The bill, which passed in both houses Wednesday, is widely seen as a bombing run on the Alabama Education Association —- the state’s largest teachers union and a major contributor to political campaigns. AEA officials have said that most of the organization’s members pay their dues through payroll deductions, which teachers can request by filling out a form and filing it with the local school board.
Debate over the bill led to a number of interesting revelations —- or at least, a number of interesting claims -— about PACs and free speech in Alabama. Bama Fact Check looked into three of the best-known claims.
CLAIM: The bill is unconstitutional.
Reality: Maybe, maybe not.
Critics of the ban argued that limiting teachers' ability to donate their own money is unconstitutional.
Ultimately, only the courts can decide whether that claim is right. But recent precedent would seem to suggest that a court challenge to SB2 would face an uphill fight.
The U.S. Supreme Court ruled on a similar case in Idaho in 2009. There, as in Alabama, a teacher’s union collected fees from teachers through payroll deductions, and the state Legislature moved to ban the practice.
Writing for the majority of the court, Chief Justice John Roberts stated that freedom of speech “does not confer an affirmative right to use government payroll mechanisms for the purpose of obtaining funds for expression.” The court ruled that in the absence of a free speech violation, the state had only to show a “rational basis” for banning the payroll deductions. In the Idaho case, the state cited an appearance of “entanglement” with political organizations as its reason for the ban.
CLAIM: Blue Cross Blue Shield — also funded through payroll deductions — has a political arm.
Reality: Yes, but the firewall between the contributions and the PAC is thicker.
Critics of SB2 have pointed out that teachers already have funds deducted from their paychecks for PEEHIP, the state’s health insurance plan. PEEHIP is administered by Blue Cross/Blue Shield of Alabama, and critics of SB2 say the group has its own lobbying arm, just like the AEA.

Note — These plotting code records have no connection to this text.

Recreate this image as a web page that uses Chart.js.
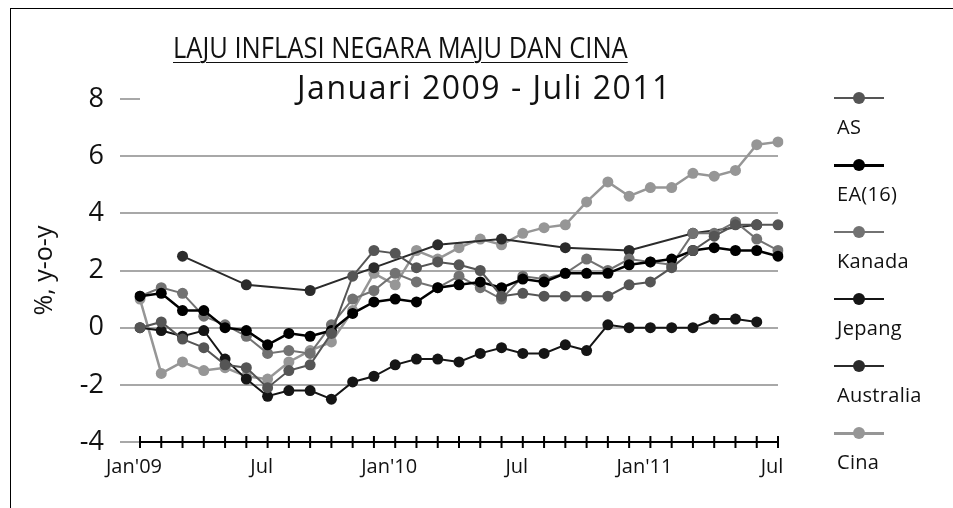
<!DOCTYPE html>
<html>
<head>
<meta charset="utf-8">
<script src="https://cdn.jsdelivr.net/npm/chart.js@4"></script>
<style>
  body { margin: 0; background: #fff; font-family: 'Open Sans', sans-serif; }
  #wrap { position: relative; width: 953px; height: 508px; overflow: hidden; }
  #frame { position: absolute; left: 10px; top: 8px; width: 960px; height: 520px; border-left: 1px solid #000; border-top: 1px solid #000; }
  canvas { position: absolute; left: 0; top: 0; }
  #judul { position: absolute; left: 173px; top: 26px; font-size: 30px; color: #111; text-decoration: underline; text-decoration-thickness: 1px; text-underline-offset: 4px; white-space: nowrap; transform: scaleX(0.85); transform-origin: 0 0; }
  #subjudul { position: absolute; left: 297px; top: 65px; font-size: 32px; letter-spacing: 1.5px; color: #111; white-space: nowrap; }
  #legenda { position: absolute; left: 834px; top: 84px; }
  .item { height: 67px; position: relative; }
  .garis { position: absolute; left: 0; top: 13px; width: 50px; }
  .titik { position: absolute; left: 19px; width: 12px; height: 12px; border-radius: 50%; }
  .teks { position: absolute; left: 3px; top: 29px; font-size: 20px; letter-spacing: 0.3px; color: #111; white-space: nowrap; }
</style>
</head>
<body>
<div id="wrap">
  <div id="frame"></div>
  <canvas id="chart" width="953" height="508"></canvas>
  <div id="judul">LAJU INFLASI NEGARA MAJU DAN CINA</div>
  <div id="subjudul">Januari 2009 - Juli 2011</div>
  <div id="legenda"></div>
</div>
<script>
// Bulan (Jan 2009 - Jul 2011)
const bulan = ["Jan'09", "Feb", "Mar", "Apr", "Mei", "Jun", "Jul", "Agu", "Sep", "Okt", "Nov", "Des",
    "Jan'10", "Feb", "Mar", "Apr", "Mei", "Jun", "Jul", "Agu", "Sep", "Okt", "Nov", "Des",
    "Jan'11", "Feb", "Mar", "Apr", "Mei", "Jun", "Jul"];

// Inflasi, %, y-o-y
const dataAS = [0.0, 0.2, -0.4, -0.7, -1.3, -1.4, -2.1, -1.5, -1.3, -0.2, 1.8, 2.7,
    2.6, 2.1, 2.3, 2.2, 2.0, 1.1, 1.2, 1.1, 1.1, 1.1, 1.1, 1.5,
    1.6, 2.1, 2.7, 3.2, 3.6, 3.6, 3.6];
const dataEA = [1.1, 1.2, 0.6, 0.6, 0.0, -0.1, -0.6, -0.2, -0.3, -0.1, 0.5, 0.9,
    1.0, 0.9, 1.4, 1.5, 1.6, 1.4, 1.7, 1.6, 1.9, 1.9, 1.9, 2.2,
    2.3, 2.4, 2.7, 2.8, 2.7, 2.7, 2.5];
const dataKanada = [1.1, 1.4, 1.2, 0.4, 0.1, -0.3, -0.9, -0.8, -0.9, 0.1, 1.0, 1.3,
    1.9, 1.6, 1.4, 1.8, 1.4, 1.0, 1.8, 1.7, 1.9, 2.4, 2.0, 2.4,
    2.3, 2.2, 3.3, 3.3, 3.7, 3.1, 2.7];
const dataJepang = [0.0, -0.1, -0.3, -0.1, -1.1, -1.8, -2.4, -2.2, -2.2, -2.5, -1.9, -1.7,
    -1.3, -1.1, -1.1, -1.2, -0.9, -0.7, -0.9, -0.9, -0.6, -0.8, 0.1, 0.0,
    0.0, 0.0, 0.0, 0.3, 0.3, 0.2, null];
// Australia: data kuartalan
const dataAustralia = [null, null, 2.5, null, null, 1.5, null, null, 1.3, null, null, 2.1,
    null, null, 2.9, null, null, 3.1, null, null, 2.8, null, null, 2.7,
    null, null, 3.3, null, null, 3.6, null];
const dataCina = [1.0, -1.6, -1.2, -1.5, -1.4, -1.7, -1.8, -1.2, -0.8, -0.5, 0.6, 1.9,
    1.5, 2.7, 2.4, 2.8, 3.1, 2.9, 3.3, 3.5, 3.6, 4.4, 5.1, 4.6,
    4.9, 4.9, 5.4, 5.3, 5.5, 6.4, 6.5];

const yMin = -4;
const yMax = 8;

Chart.defaults.font.family = "'Open Sans', sans-serif";
Chart.defaults.color = '#111';

function seri(label, data, warna, tebal) {
    return {
        label: label,
        data: data,
        borderColor: warna,
        backgroundColor: warna,
        pointBackgroundColor: warna,
        pointBorderColor: warna,
        pointBorderWidth: 0,
        pointRadius: 5.5,
        borderWidth: tebal,
        spanGaps: true,
        tension: 0,
    };
}

// Garis tick sumbu X yang memotong sumbu (seperti Excel)
const tickSilang = {
    id: 'tickSilang',
    afterDraw(chart) {
        const x = chart.scales.x;
        const ctx = chart.ctx;
        const y = chart.chartArea.bottom;
        ctx.save();
        ctx.strokeStyle = '#000';
        ctx.lineWidth = 2;
        for (let i = 0; i < x.ticks.length; i++) {
            const px = x.getPixelForTick(i);
            ctx.beginPath();
            ctx.moveTo(px, y - 6);
            ctx.lineTo(px, y + 6);
            ctx.stroke();
        }
        ctx.restore();
    }
};

const chart = new Chart(document.getElementById('chart'), {
    type: 'line',
    data: {
        labels: bulan,
        datasets: [
            seri('AS', dataAS, '#555555', 2),
            seri('EA(16)', dataEA, '#000000', 2.5),
            seri('Kanada', dataKanada, '#727272', 2),
            seri('Jepang', dataJepang, '#151515', 2),
            seri('Australia', dataAustralia, '#2b2b2b', 2),
            seri('Cina', dataCina, '#969696', 2.5),
        ],
    },
    plugins: [tickSilang],
    options: {
        responsive: false,
        animation: false,
        layout: { padding: { left: 30, right: 175, top: 99, bottom: 26 } },
        plugins: {
            legend: { display: false },
            title: { display: false },
            tooltip: { enabled: false },
        },
        scales: {
            x: {
                offset: false,
                grid: { display: false },
                border: { display: true, color: '#000', width: 2 },
                ticks: {
                    autoSkip: false,
                    maxRotation: 0,
                    padding: 5,
                    labelOffset: -6,
                    font: { size: 20 },
                    callback: (v, i) => (i % 6 === 0 ? bulan[i] : ''),
                },
                afterFit: s => { s.height = 40; },
            },
            y: {
                min: yMin,
                max: yMax,
                border: { display: false },
                ticks: {
                    stepSize: 1,
                    padding: 16,
                    font: { size: 27 },
                    callback: v => (v % 2 === 0 ? String(v) : ''),
                },
                grid: {
                    lineWidth: 2,
                    tickLength: 20,
                    color: c => (c.tick.value % 2 === 0 && c.tick.value !== yMax && c.tick.value !== yMin ? '#a8a8a8' : 'rgba(0,0,0,0)'),
                    tickColor: c => (c.tick.value % 2 === 0 ? '#a8a8a8' : '#000'),
                },
                title: {
                    display: true,
                    text: '%, y-o-y',
                    font: { size: 25 },
                    padding: { top: 0, bottom: 0 },
                },
                afterFit: s => { s.width = 110; },
            },
        },
    },
});

// Legenda: simbol di atas, teks di bawah
const legenda = document.getElementById('legenda');
chart.data.datasets.forEach(ds => {
    const item = document.createElement('div');
    item.className = 'item';
    const garis = document.createElement('div');
    garis.className = 'garis';
    garis.style.height = ds.borderWidth + 'px';
    garis.style.background = ds.borderColor;
    const titik = document.createElement('div');
    titik.className = 'titik';
    titik.style.top = (13 + ds.borderWidth / 2 - 6) + 'px';
    titik.style.background = ds.borderColor;
    const teks = document.createElement('div');
    teks.className = 'teks';
    teks.textContent = ds.label;
    item.appendChild(garis);
    item.appendChild(titik);
    item.appendChild(teks);
    legenda.appendChild(item);
});
</script>
</body>
</html>
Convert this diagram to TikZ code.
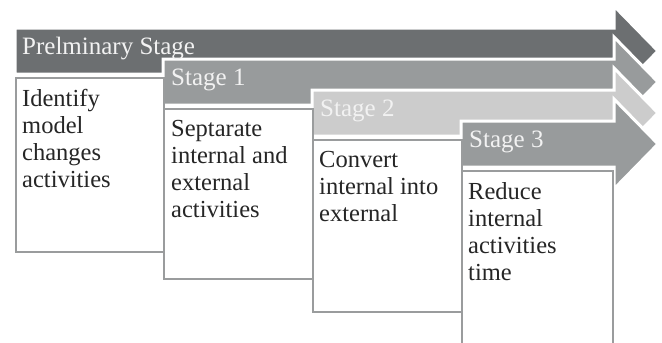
\documentclass[tikz,border=0pt]{standalone}
\usepackage{fontspec}
\setmainfont{Liberation Serif}
\definecolor{arrA}{HTML}{6C6F71}
\definecolor{arrB}{HTML}{989B9C}
\definecolor{arrC}{HTML}{CCCCCC}
\definecolor{arrD}{HTML}{989B9C}
\definecolor{boxline}{HTML}{9A9C9D}
\definecolor{headtxt}{HTML}{F2F2F2}
\tikzset{
  stagearrow/.style={draw=white, line width=3pt, line join=miter},
  headlabel/.style={anchor=base west, inner sep=0pt, text=headtxt, font=\fontsize{25}{27}\selectfont},
  stagebox/.style={draw=boxline, line width=2pt, fill=white, anchor=north west, inner sep=0pt},
  boxtext/.style={anchor=north west, inner sep=0pt, align=left, text=black!85, font=\fontsize{24.5}{26.8}\selectfont},
}
\newcommand{\stageshape}[3]{% left, center, colour
  \fill[#3, stagearrow] (#1,#2-23) -- (614,#2-23) -- (614,#2-45) -- (658,#2) -- (614,#2+45) -- (614,#2+23) -- (#1,#2+23) -- cycle;
}
\begin{document}
\begin{tikzpicture}[x=1pt,y=-1pt]
\clip (0,0) rectangle (662,343);
\fill[white] (0,0) rectangle (662,343);
% arrows
\stageshape{15}{51}{arrA}
\stageshape{163}{82}{arrB}
\stageshape{312}{113}{arrC}
\stageshape{461}{144}{arrD}
% header labels
\node[headlabel] (h0) at (22,54) {Prelminary Stage};
\node[headlabel] (h1) at (171,85) {Stage 1};
\node[headlabel] (h2) at (320,116) {Stage 2};
\node[headlabel] (h3) at (469,147.5) {Stage 3};
% boxes
\node[stagebox, minimum width=148pt, minimum height=174pt] (b0) at (15,77) {};
\node[stagebox, minimum width=149pt, minimum height=170pt] (b1) at (163,108) {};
\node[stagebox, minimum width=149pt, minimum height=172pt] (b2) at (312,139) {};
\node[stagebox, minimum width=151pt, minimum height=180pt] (b3) at (461,170) {};
% box texts
\node[boxtext] (t0) at ([xshift=7pt,yshift=-12.5pt]b0.north west) {Identify\\model\\changes\\activities};
\node[boxtext] (t1) at ([xshift=8pt,yshift=-12.5pt]b1.north west) {Septarate\\internal and\\external\\activities};
\node[boxtext] (t2) at ([xshift=7pt,yshift=-12.5pt]b2.north west) {Convert\\internal into\\external};
\node[boxtext] (t3) at ([xshift=7pt,yshift=-12.5pt]b3.north west) {Reduce\\internal\\activities\\time};
\end{tikzpicture}
\end{document}
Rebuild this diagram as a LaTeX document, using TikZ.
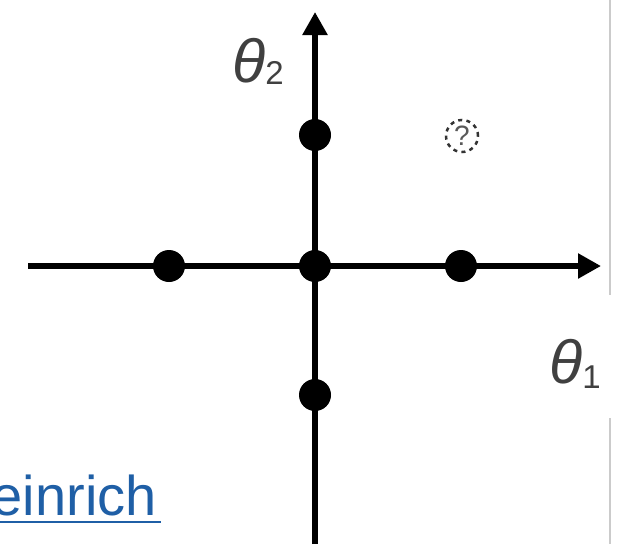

Federal Election Commission records show that there is, indeed, a Blue Cross/Blue Shield of Alabama PAC, headquartered in Montgomery. Funded by contributions from administrators in BC/BS, the PAC has, in the past two years, given more than $80,000 to other PACs and congressional candidates. The PAC has made contributions to members of both parties -— including $10,000 to former Democratic U.S. Rep. Bobby Bright of Montgomery and $10,000 to Rep. Mike Rogers, R-Anniston. But the overall flavor of the contributions is conservative, with donations to a group titled Every Republican is Crucial and a group called Defend America PAC, which has given to a number of GOP candidates.
BC/BS vice president Koko Mackin claims there are “no similarities” between the Blue Cross PAC and the one run by AEA.
“Blue Cross’ PAC is totally funded by voluntary Blue Cross employee payroll contributions, and it supports only candidates for federal office,” Mackin said via e-mail.
It’s true that, even though the PAC bears the company’s name — and calls to the PAC are forwarded to one of the company’s vice presidents — every single contribution on record has come from a company employee, and not the company itself.
Mackin also said that employees’ contributions to PEEHIP go directly to the state, which pays BC/BS to administer the insurance plan as a “third-party administrator.”
CLAIM: Gov. Bob Riley ran a PAC from the governor’s mansion.
Reality: Not necessarily.
Proponents of the payroll deduction ban hung their argument on the notion that it's wrong to use public resources to obtain contributions for a political group. AEA members argued that the cost of enrolling teachers in the payroll deduction was virtually nil, but proponents of the bill said any use of public resources for this purpose was too much. Opponents of SB2 countered by alleging that Gov. Bob Riley runs his own PAC —- and runs it from the governor’s mansion, effectively using public property to solicit political donations.
According to records from the Alabama Secretary of State’s office, one Robert Renfroe Riley is listed as the chairman of the aptly-named GOV PAC, which lists its mission as “to elect qualified candidates dedicated to moving Alabama forward.” Riley lists his address as 1142 South Perry St. in Montgomery —- the governor’s mansion.
But that’s the chair’s residence, not the headquarters of the PAC. The official address of GOV PAC is a post office box in Birmingham. Obviously, you can’t hold a meeting in a post office box, so Bama Fact Check contacted Riley’s office to find out where the PAC’s business is conducted.
“My understanding is that the checks come to the post office box, and the treasurer takes them home and does the work there,” said Jeff Emerson, Riley’s spokesman.
The PAC’s paperwork lists someone named Kay Nimm as the treasurer. Nimm’s address is listed as a post office box in Chelsea. Efforts to reach Nimm, at the number listed in the PAC’s papers, were unsuccessful.